**Exercise objective:** Pull every line containing "chart" out of the material below.
.....
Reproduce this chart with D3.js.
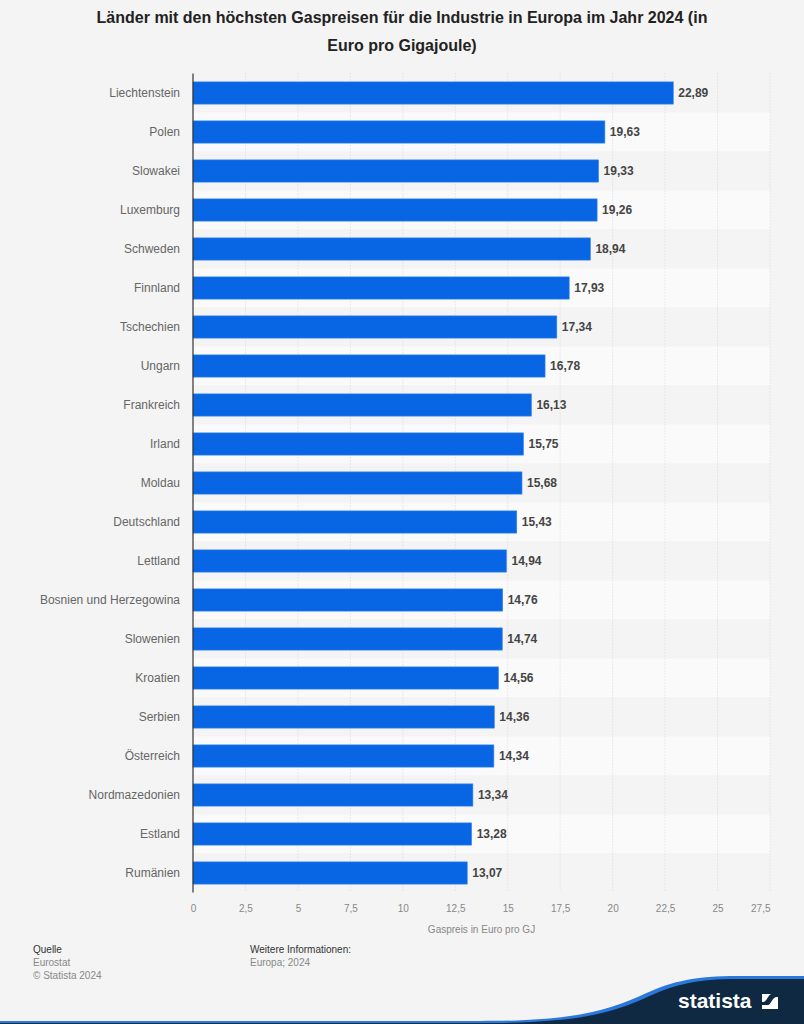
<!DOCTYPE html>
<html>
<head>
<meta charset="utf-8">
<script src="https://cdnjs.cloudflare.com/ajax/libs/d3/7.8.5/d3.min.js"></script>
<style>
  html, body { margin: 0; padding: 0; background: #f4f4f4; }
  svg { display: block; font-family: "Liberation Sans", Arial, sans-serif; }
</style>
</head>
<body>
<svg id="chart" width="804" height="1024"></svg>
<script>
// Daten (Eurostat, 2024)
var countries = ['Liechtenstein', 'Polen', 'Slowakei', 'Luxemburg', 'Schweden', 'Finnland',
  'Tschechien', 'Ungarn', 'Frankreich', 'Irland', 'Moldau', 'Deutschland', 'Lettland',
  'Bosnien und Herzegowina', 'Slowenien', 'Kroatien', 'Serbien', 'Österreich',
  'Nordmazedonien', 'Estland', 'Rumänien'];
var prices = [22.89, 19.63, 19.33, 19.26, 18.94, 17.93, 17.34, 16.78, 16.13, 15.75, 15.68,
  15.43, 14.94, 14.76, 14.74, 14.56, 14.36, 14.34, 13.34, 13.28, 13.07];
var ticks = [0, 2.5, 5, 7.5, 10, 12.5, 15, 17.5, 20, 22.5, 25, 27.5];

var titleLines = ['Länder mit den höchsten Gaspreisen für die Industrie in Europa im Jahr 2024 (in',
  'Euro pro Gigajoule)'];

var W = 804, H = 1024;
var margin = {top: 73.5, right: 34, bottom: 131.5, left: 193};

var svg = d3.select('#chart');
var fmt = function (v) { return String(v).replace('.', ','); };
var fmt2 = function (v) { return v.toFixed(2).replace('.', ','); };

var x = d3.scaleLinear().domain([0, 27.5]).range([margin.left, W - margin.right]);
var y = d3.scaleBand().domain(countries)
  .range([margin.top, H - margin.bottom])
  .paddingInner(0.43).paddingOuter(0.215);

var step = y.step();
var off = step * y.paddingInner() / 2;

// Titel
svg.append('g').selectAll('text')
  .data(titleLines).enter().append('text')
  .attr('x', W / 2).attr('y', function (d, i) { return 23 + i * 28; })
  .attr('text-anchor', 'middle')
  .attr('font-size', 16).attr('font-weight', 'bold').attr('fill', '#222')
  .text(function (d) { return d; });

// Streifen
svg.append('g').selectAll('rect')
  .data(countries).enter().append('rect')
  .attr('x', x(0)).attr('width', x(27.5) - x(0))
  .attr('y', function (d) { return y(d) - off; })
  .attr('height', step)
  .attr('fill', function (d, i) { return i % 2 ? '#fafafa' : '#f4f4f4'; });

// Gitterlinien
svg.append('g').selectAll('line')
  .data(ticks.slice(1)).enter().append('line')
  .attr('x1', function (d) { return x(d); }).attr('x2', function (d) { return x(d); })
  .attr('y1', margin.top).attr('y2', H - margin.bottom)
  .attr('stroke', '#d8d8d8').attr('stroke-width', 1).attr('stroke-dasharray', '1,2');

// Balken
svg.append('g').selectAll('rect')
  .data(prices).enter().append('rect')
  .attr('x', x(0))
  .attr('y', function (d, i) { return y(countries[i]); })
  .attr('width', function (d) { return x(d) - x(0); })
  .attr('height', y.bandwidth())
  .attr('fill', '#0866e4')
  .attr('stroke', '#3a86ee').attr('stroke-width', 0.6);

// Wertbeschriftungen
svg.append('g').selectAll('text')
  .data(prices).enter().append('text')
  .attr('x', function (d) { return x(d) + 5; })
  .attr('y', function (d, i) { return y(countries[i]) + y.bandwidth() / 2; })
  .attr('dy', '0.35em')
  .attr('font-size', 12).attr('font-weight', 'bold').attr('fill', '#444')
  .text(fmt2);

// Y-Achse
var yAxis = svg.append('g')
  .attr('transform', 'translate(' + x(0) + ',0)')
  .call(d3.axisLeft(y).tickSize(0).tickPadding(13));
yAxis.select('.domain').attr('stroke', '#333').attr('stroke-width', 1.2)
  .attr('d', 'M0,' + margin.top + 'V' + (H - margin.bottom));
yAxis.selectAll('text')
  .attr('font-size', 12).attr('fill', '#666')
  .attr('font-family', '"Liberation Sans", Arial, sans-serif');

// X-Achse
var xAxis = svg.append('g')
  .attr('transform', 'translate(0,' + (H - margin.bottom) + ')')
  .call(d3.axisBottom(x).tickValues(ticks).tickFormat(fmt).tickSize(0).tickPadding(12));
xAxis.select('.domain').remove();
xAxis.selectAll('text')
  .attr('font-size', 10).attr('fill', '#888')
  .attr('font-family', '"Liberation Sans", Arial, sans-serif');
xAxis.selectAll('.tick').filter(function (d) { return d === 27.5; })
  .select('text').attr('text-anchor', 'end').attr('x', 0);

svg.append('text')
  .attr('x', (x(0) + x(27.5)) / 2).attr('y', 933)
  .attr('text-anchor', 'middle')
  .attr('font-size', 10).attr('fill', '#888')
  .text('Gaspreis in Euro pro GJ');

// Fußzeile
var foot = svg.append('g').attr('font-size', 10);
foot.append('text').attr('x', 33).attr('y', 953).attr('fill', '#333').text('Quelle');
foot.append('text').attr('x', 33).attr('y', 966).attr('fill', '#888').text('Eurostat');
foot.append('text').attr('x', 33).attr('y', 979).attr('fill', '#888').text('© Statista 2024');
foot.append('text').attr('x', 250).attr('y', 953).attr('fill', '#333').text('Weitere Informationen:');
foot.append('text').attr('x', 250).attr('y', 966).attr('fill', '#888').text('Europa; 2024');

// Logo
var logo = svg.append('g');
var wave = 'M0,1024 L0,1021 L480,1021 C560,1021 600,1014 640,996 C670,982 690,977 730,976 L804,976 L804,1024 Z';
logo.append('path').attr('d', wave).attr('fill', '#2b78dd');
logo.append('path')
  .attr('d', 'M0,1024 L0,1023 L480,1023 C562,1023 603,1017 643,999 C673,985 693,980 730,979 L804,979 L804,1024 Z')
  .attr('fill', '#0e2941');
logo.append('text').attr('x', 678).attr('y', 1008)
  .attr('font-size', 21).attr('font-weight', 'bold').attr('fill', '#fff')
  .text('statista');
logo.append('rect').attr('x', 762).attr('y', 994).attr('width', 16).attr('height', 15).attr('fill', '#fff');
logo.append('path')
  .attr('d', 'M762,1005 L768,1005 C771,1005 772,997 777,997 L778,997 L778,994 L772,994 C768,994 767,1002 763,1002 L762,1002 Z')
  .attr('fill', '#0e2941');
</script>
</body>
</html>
.....
**Answer for the task:**
Reproduce this chart with D3.js.
<svg id="chart" width="804" height="1024"></svg>
var svg = d3.select('#chart');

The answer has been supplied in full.